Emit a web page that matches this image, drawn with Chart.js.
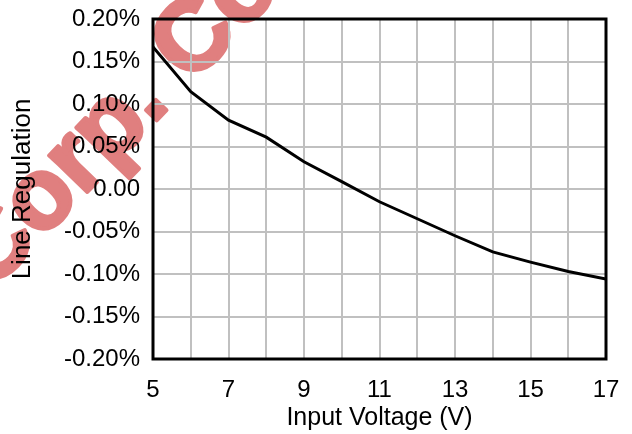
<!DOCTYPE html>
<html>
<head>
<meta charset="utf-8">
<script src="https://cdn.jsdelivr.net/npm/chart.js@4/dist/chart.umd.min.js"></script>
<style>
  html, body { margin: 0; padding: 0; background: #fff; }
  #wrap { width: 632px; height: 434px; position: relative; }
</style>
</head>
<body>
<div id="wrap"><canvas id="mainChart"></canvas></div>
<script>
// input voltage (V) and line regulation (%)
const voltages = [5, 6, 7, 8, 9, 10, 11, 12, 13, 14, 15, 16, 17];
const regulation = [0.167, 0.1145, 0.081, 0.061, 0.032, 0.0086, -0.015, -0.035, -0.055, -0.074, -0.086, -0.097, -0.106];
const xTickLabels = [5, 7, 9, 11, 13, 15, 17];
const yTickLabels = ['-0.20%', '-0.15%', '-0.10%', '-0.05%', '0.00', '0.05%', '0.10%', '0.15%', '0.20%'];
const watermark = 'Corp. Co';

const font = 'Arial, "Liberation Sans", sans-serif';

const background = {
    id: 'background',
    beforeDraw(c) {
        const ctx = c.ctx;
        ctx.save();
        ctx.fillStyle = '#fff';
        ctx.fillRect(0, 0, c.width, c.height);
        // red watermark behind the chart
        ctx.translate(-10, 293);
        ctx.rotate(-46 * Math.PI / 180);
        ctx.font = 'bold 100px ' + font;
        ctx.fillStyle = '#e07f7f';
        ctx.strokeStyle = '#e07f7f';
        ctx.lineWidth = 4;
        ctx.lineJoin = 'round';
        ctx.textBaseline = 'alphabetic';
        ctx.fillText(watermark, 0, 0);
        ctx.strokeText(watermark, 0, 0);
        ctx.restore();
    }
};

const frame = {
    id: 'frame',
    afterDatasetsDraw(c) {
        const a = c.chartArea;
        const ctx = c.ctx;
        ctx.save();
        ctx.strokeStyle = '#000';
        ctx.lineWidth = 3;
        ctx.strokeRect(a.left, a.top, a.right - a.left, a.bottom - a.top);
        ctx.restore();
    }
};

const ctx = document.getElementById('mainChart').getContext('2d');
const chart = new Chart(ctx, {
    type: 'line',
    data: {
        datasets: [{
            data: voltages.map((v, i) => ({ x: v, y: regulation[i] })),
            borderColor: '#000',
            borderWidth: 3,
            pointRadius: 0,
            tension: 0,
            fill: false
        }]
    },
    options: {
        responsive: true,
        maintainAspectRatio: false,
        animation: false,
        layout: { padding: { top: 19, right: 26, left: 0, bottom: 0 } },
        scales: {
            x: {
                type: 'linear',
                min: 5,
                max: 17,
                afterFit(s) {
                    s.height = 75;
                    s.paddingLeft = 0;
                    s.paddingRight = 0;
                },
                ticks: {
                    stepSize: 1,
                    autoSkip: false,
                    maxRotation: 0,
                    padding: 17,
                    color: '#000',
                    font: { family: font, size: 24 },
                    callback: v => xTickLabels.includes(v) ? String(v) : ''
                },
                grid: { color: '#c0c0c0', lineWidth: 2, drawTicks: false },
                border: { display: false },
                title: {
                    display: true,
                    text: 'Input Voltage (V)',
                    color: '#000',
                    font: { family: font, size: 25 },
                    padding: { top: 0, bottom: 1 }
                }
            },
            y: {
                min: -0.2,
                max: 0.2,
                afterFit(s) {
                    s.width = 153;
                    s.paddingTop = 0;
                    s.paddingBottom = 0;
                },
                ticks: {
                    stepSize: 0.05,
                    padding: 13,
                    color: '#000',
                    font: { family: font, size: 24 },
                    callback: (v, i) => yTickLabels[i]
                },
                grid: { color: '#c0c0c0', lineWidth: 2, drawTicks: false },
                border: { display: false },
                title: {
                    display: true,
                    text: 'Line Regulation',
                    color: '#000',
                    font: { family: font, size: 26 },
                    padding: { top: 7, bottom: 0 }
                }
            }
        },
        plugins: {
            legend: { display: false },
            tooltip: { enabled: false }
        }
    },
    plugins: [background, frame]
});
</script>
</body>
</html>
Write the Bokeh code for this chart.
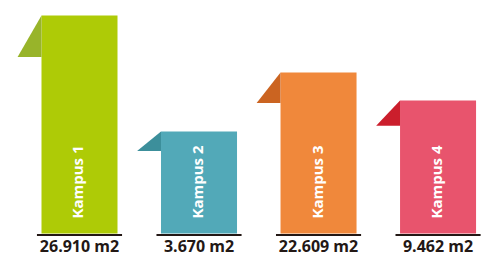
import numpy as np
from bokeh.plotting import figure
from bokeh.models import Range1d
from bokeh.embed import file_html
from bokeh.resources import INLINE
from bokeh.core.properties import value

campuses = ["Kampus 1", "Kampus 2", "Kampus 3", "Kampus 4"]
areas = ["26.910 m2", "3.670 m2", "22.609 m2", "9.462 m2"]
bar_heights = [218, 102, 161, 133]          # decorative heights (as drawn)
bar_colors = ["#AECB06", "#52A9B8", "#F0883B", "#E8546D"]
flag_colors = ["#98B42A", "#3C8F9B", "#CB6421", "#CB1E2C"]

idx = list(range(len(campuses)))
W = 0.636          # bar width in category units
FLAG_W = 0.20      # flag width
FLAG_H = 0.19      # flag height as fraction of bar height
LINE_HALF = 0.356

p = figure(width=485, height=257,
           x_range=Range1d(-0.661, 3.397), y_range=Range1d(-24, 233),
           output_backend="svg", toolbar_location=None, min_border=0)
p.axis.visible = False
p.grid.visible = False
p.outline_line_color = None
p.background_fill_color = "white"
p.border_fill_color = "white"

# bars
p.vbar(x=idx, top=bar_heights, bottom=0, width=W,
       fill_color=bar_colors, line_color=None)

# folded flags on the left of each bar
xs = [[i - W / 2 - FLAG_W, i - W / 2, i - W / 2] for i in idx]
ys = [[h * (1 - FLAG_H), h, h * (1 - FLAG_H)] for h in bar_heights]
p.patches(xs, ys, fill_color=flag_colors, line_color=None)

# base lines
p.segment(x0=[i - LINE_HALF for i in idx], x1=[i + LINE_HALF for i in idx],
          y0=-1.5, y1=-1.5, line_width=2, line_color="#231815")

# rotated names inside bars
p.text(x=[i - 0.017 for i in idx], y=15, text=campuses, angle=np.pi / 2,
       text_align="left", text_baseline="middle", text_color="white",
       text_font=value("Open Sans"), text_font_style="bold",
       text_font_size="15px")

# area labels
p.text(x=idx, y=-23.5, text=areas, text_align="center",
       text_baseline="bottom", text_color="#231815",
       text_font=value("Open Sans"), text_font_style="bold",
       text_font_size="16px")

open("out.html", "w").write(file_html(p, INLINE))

********************

◆ EXERCISE TASK ◆
Give all the entries again exactly, dropping each picture.

◆ OUTPUT OF THE EXERCISE ◆
Emit a web page that matches this image, drawn with Chart.js.
<!DOCTYPE html>
<html>
<head>
<meta charset="utf-8">
<script src="https://cdn.jsdelivr.net/npm/chart.js@4/dist/chart.umd.min.js"></script>
<style>
  html, body { margin: 0; padding: 0; background: #fff; }
  #wrap { width: 632px; height: 434px; position: relative; }
</style>
</head>
<body>
<div id="wrap"><canvas id="mainChart"></canvas></div>
<script>
// input voltage (V) and line regulation (%)
const voltages = [5, 6, 7, 8, 9, 10, 11, 12, 13, 14, 15, 16, 17];
const regulation = [0.167, 0.1145, 0.081, 0.061, 0.032, 0.0086, -0.015, -0.035, -0.055, -0.074, -0.086, -0.097, -0.106];
const xTickLabels = [5, 7, 9, 11, 13, 15, 17];
const yTickLabels = ['-0.20%', '-0.15%', '-0.10%', '-0.05%', '0.00', '0.05%', '0.10%', '0.15%', '0.20%'];
const watermark = 'Corp. Co';

const font = 'Arial, "Liberation Sans", sans-serif';

const background = {
    id: 'background',
    beforeDraw(c) {
        const ctx = c.ctx;
        ctx.save();
        ctx.fillStyle = '#fff';
        ctx.fillRect(0, 0, c.width, c.height);
        // red watermark behind the chart
        ctx.translate(-10, 293);
        ctx.rotate(-46 * Math.PI / 180);
        ctx.font = 'bold 100px ' + font;
        ctx.fillStyle = '#e07f7f';
        ctx.strokeStyle = '#e07f7f';
        ctx.lineWidth = 4;
        ctx.lineJoin = 'round';
        ctx.textBaseline = 'alphabetic';
        ctx.fillText(watermark, 0, 0);
        ctx.strokeText(watermark, 0, 0);
        ctx.restore();
    }
};

const frame = {
    id: 'frame',
    afterDatasetsDraw(c) {
        const a = c.chartArea;
        const ctx = c.ctx;
        ctx.save();
        ctx.strokeStyle = '#000';
        ctx.lineWidth = 3;
        ctx.strokeRect(a.left, a.top, a.right - a.left, a.bottom - a.top);
        ctx.restore();
    }
};

const ctx = document.getElementById('mainChart').getContext('2d');
const chart = new Chart(ctx, {
    type: 'line',
    data: {
        datasets: [{
            data: voltages.map((v, i) => ({ x: v, y: regulation[i] })),
            borderColor: '#000',
            borderWidth: 3,
            pointRadius: 0,
            tension: 0,
            fill: false
        }]
    },
    options: {
        responsive: true,
        maintainAspectRatio: false,
        animation: false,
        layout: { padding: { top: 19, right: 26, left: 0, bottom: 0 } },
        scales: {
            x: {
                type: 'linear',
                min: 5,
                max: 17,
                afterFit(s) {
                    s.height = 75;
                    s.paddingLeft = 0;
                    s.paddingRight = 0;
                },
                ticks: {
                    stepSize: 1,
                    autoSkip: false,
                    maxRotation: 0,
                    padding: 17,
                    color: '#000',
                    font: { family: font, size: 24 },
                    callback: v => xTickLabels.includes(v) ? String(v) : ''
                },
                grid: { color: '#c0c0c0', lineWidth: 2, drawTicks: false },
                border: { display: false },
                title: {
                    display: true,
                    text: 'Input Voltage (V)',
                    color: '#000',
                    font: { family: font, size: 25 },
                    padding: { top: 0, bottom: 1 }
                }
            },
            y: {
                min: -0.2,
                max: 0.2,
                afterFit(s) {
                    s.width = 153;
                    s.paddingTop = 0;
                    s.paddingBottom = 0;
                },
                ticks: {
                    stepSize: 0.05,
                    padding: 13,
                    color: '#000',
                    font: { family: font, size: 24 },
                    callback: (v, i) => yTickLabels[i]
                },
                grid: { color: '#c0c0c0', lineWidth: 2, drawTicks: false },
                border: { display: false },
                title: {
                    display: true,
                    text: 'Line Regulation',
                    color: '#000',
                    font: { family: font, size: 26 },
                    padding: { top: 7, bottom: 0 }
                }
            }
        },
        plugins: {
            legend: { display: false },
            tooltip: { enabled: false }
        }
    },
    plugins: [background, frame]
});
</script>
</body>
</html>
Write the Bokeh code for this chart.
import numpy as np
from bokeh.plotting import figure
from bokeh.models import Range1d
from bokeh.embed import file_html
from bokeh.resources import INLINE
from bokeh.core.properties import value

campuses = ["Kampus 1", "Kampus 2", "Kampus 3", "Kampus 4"]
areas = ["26.910 m2", "3.670 m2", "22.609 m2", "9.462 m2"]
bar_heights = [218, 102, 161, 133]          # decorative heights (as drawn)
bar_colors = ["#AECB06", "#52A9B8", "#F0883B", "#E8546D"]
flag_colors = ["#98B42A", "#3C8F9B", "#CB6421", "#CB1E2C"]

idx = list(range(len(campuses)))
W = 0.636          # bar width in category units
FLAG_W = 0.20      # flag width
FLAG_H = 0.19      # flag height as fraction of bar height
LINE_HALF = 0.356

p = figure(width=485, height=257,
           x_range=Range1d(-0.661, 3.397), y_range=Range1d(-24, 233),
           output_backend="svg", toolbar_location=None, min_border=0)
p.axis.visible = False
p.grid.visible = False
p.outline_line_color = None
p.background_fill_color = "white"
p.border_fill_color = "white"

# bars
p.vbar(x=idx, top=bar_heights, bottom=0, width=W,
       fill_color=bar_colors, line_color=None)

# folded flags on the left of each bar
xs = [[i - W / 2 - FLAG_W, i - W / 2, i - W / 2] for i in idx]
ys = [[h * (1 - FLAG_H), h, h * (1 - FLAG_H)] for h in bar_heights]
p.patches(xs, ys, fill_color=flag_colors, line_color=None)

# base lines
p.segment(x0=[i - LINE_HALF for i in idx], x1=[i + LINE_HALF for i in idx],
          y0=-1.5, y1=-1.5, line_width=2, line_color="#231815")

# rotated names inside bars
p.text(x=[i - 0.017 for i in idx], y=15, text=campuses, angle=np.pi / 2,
       text_align="left", text_baseline="middle", text_color="white",
       text_font=value("Open Sans"), text_font_style="bold",
       text_font_size="15px")

# area labels
p.text(x=idx, y=-23.5, text=areas, text_align="center",
       text_baseline="bottom", text_color="#231815",
       text_font=value("Open Sans"), text_font_style="bold",
       text_font_size="16px")

open("out.html", "w").write(file_html(p, INLINE))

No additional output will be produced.